▸ Raw data
↓

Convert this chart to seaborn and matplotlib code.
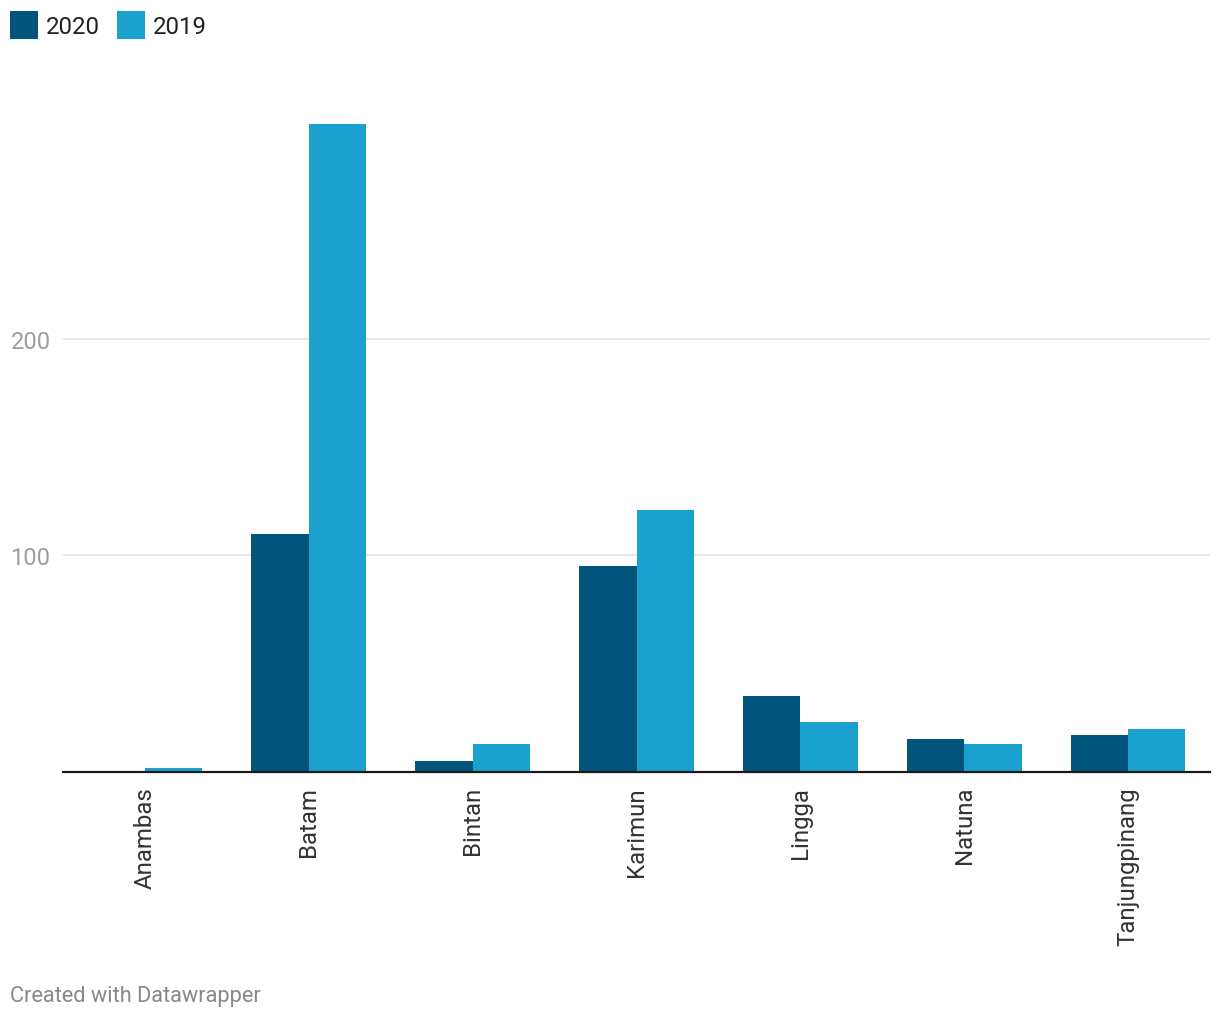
import matplotlib
matplotlib.use("Agg")
import matplotlib.pyplot as plt
import seaborn as sns
import pandas as pd

regions = ["Anambas", "Batam", "Bintan", "Karimun", "Lingga", "Natuna", "Tanjungpinang"]
values_2020 = [0, 110, 5, 95, 35, 15, 17]
values_2019 = [2, 299, 13, 121, 23, 13, 20]
series = ["2020", "2019"]
colors = {"2020": "#01547c", "2019": "#1aa1cd"}
y_ticks = [100, 200]

df = pd.DataFrame({
    "region": regions * 2,
    "year": ["2020"] * len(regions) + ["2019"] * len(regions),
    "value": values_2020 + values_2019,
})

sns.set_theme(style="white")
plt.rcParams["font.family"] = ["Roboto", "DejaVu Sans"]

W, H = 1220, 1020
fig = plt.figure(figsize=(W / 100, H / 100), dpi=100)
ymax = 310
px_per_unit = 216.7 / 100
ax_h = ymax * px_per_unit
ax = fig.add_axes([63 / W, (H - 773) / H, 1147 / W, ax_h / H])

sns.barplot(data=df, x="region", y="value", hue="year", hue_order=series,
            order=regions, palette=colors, width=0.7, saturation=1,
            edgecolor="none", linewidth=0, ax=ax)

ax.set_ylim(0, ymax)
ax.set_xlim(-0.5, len(regions) - 0.5)
ax.set_yticks(y_ticks)
ax.set_yticklabels([str(t) for t in y_ticks])
ax.yaxis.grid(True, color="#e5e5e5", linewidth=1.3)
ax.set_axisbelow(True)
for s in ["top", "right", "left"]:
    ax.spines[s].set_visible(False)
ax.spines["bottom"].set_color("#1a1a1a")
ax.spines["bottom"].set_linewidth(1.6)
ax.spines["bottom"].set_zorder(5)
ax.tick_params(axis="y", length=0, pad=9, labelsize=17, labelcolor="#9e9e9e")
ax.tick_params(axis="x", length=0, pad=10, labelsize=17.3, labelcolor="#333333",
               labelrotation=90)
for lbl in ax.get_xticklabels():
    lbl.set_va("top")
    lbl.set_ha("center")
ax.set_xlabel("")
ax.set_ylabel("")

sns.move_legend(ax, "upper left", bbox_to_anchor=(10 / W, 1 - 12 / H),
                bbox_transform=fig.transFigure, ncol=2, frameon=False, title=None,
                fontsize=17.3, handlelength=1.17, handleheight=1.42,
                handletextpad=0.33, columnspacing=0.7, borderpad=0.0,
                borderaxespad=0.0, labelcolor="#222222")

fig.text(10 / W, 1 - 997 / H, "Created with Datawrapper", fontsize=15.7,
         color="#888888", va="center", ha="left")

fig.savefig("out.png", dpi=100, facecolor="white")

↑

▸ Goal of the exercise
From the first line above to the line containing "ax = fig.add_axes([63", repeat each line exactly. Pictures stay out.

▸ Solved problem
Convert this chart to seaborn and matplotlib code.
import matplotlib
matplotlib.use("Agg")
import matplotlib.pyplot as plt
import seaborn as sns
import pandas as pd

regions = ["Anambas", "Batam", "Bintan", "Karimun", "Lingga", "Natuna", "Tanjungpinang"]
values_2020 = [0, 110, 5, 95, 35, 15, 17]
values_2019 = [2, 299, 13, 121, 23, 13, 20]
series = ["2020", "2019"]
colors = {"2020": "#01547c", "2019": "#1aa1cd"}
y_ticks = [100, 200]

df = pd.DataFrame({
    "region": regions * 2,
    "year": ["2020"] * len(regions) + ["2019"] * len(regions),
    "value": values_2020 + values_2019,
})

sns.set_theme(style="white")
plt.rcParams["font.family"] = ["Roboto", "DejaVu Sans"]

W, H = 1220, 1020
fig = plt.figure(figsize=(W / 100, H / 100), dpi=100)
ymax = 310
px_per_unit = 216.7 / 100
ax_h = ymax * px_per_unit
ax = fig.add_axes([63 / W, (H - 773) / H, 1147 / W, ax_h / H])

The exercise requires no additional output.